◆ Your objective ◆
Could you write out the opening lines of the data, word for word, stopping after the line that contains "import * as echarts from 'echarts';"?
---
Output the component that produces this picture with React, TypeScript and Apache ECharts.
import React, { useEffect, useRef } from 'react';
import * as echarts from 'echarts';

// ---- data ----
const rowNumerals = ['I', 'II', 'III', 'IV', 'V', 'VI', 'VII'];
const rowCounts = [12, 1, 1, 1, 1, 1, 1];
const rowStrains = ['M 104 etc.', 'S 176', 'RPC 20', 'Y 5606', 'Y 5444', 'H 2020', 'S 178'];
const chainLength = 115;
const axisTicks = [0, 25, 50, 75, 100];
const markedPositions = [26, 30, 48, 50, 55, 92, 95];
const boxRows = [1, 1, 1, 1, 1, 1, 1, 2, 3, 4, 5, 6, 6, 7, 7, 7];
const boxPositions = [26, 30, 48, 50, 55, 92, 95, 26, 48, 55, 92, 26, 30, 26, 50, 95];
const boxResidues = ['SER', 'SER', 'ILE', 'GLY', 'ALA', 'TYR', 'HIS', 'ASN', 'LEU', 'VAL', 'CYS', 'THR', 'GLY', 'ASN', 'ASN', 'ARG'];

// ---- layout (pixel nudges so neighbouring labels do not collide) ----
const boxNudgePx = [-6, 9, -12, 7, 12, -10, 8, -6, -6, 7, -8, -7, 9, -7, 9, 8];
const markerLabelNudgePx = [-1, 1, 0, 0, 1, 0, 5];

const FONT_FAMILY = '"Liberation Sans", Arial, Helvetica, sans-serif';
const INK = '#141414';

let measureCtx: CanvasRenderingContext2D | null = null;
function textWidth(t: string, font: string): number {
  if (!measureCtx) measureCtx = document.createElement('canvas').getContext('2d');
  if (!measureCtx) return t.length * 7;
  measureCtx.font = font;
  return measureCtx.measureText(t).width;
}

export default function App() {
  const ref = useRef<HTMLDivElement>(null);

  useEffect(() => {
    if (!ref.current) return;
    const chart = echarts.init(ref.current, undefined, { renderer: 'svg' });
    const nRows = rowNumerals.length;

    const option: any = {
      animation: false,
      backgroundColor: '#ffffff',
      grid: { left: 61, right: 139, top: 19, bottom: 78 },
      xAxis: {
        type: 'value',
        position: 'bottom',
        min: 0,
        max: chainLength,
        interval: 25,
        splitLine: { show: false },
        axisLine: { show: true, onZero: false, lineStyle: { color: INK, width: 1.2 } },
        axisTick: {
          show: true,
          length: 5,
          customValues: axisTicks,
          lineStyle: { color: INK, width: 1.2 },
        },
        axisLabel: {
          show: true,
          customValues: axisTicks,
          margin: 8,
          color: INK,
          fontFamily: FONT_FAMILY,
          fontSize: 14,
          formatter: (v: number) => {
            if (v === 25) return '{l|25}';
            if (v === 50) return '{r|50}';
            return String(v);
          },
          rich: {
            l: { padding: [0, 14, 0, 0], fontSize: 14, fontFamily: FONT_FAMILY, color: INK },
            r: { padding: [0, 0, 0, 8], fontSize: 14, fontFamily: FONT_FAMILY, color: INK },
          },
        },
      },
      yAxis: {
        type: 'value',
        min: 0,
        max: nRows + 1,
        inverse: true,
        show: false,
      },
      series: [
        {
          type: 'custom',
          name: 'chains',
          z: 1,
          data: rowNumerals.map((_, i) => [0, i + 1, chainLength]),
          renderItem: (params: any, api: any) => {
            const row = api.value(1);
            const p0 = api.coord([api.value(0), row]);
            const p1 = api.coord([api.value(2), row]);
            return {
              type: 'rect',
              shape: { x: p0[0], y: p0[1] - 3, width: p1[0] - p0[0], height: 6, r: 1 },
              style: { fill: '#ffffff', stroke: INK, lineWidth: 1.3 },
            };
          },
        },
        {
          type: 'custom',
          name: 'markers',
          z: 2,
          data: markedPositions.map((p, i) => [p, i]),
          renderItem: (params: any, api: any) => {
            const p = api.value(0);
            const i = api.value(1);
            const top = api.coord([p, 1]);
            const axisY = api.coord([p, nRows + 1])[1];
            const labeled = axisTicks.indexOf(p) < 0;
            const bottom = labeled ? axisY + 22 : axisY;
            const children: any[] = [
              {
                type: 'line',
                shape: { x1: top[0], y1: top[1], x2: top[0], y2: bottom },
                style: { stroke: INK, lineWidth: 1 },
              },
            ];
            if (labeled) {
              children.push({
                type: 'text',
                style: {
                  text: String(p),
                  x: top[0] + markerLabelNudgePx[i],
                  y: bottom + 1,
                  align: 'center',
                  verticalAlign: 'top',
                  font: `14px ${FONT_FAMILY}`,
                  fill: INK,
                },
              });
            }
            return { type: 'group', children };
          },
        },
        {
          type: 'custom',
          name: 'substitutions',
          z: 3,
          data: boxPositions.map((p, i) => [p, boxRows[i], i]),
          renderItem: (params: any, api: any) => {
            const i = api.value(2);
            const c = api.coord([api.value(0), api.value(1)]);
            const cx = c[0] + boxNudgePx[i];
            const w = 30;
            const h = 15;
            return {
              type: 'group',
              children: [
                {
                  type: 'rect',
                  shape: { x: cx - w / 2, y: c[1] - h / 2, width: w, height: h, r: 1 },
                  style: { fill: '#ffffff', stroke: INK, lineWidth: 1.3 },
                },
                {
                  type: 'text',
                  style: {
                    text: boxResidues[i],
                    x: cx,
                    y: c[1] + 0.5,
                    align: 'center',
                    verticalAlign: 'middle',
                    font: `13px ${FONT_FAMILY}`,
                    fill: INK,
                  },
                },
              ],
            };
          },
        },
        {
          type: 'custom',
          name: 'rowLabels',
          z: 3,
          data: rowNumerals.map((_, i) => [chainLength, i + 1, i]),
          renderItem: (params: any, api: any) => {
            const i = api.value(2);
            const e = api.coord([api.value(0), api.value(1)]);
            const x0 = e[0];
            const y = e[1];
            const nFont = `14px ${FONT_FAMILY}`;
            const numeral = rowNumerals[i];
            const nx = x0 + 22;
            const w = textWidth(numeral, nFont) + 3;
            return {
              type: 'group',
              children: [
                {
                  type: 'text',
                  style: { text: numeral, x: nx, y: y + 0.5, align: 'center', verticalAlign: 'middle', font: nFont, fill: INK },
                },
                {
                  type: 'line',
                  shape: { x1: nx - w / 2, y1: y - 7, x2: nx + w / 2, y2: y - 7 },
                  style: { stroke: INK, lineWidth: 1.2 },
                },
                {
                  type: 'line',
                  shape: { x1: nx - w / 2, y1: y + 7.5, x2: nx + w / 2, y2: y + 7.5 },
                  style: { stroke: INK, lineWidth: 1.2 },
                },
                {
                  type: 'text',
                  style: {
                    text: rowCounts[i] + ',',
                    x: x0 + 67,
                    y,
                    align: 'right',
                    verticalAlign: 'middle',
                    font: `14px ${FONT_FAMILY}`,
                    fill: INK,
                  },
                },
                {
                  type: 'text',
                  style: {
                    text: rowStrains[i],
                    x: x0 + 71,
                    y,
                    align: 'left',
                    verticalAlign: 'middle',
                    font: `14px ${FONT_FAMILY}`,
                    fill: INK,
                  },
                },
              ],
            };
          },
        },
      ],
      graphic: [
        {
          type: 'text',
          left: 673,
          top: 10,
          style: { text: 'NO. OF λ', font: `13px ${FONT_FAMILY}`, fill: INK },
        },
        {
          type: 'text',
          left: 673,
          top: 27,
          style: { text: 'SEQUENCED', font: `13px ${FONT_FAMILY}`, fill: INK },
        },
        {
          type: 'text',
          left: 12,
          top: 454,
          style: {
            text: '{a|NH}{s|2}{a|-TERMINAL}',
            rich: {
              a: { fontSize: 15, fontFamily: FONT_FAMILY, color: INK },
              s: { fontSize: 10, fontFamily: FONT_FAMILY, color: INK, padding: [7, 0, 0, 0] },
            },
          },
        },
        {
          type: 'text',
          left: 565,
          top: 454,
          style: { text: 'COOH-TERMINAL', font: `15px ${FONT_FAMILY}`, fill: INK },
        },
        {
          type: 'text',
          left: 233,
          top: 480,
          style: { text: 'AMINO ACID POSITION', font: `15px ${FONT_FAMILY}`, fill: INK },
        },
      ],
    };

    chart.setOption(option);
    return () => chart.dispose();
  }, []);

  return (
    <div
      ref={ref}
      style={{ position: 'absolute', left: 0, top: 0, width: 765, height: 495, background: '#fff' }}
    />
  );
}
---
◆ Exercise result ◆
Output the component that produces this picture with React, TypeScript and Apache ECharts.
import React, { useEffect, useRef } from 'react';
import * as echarts from 'echarts';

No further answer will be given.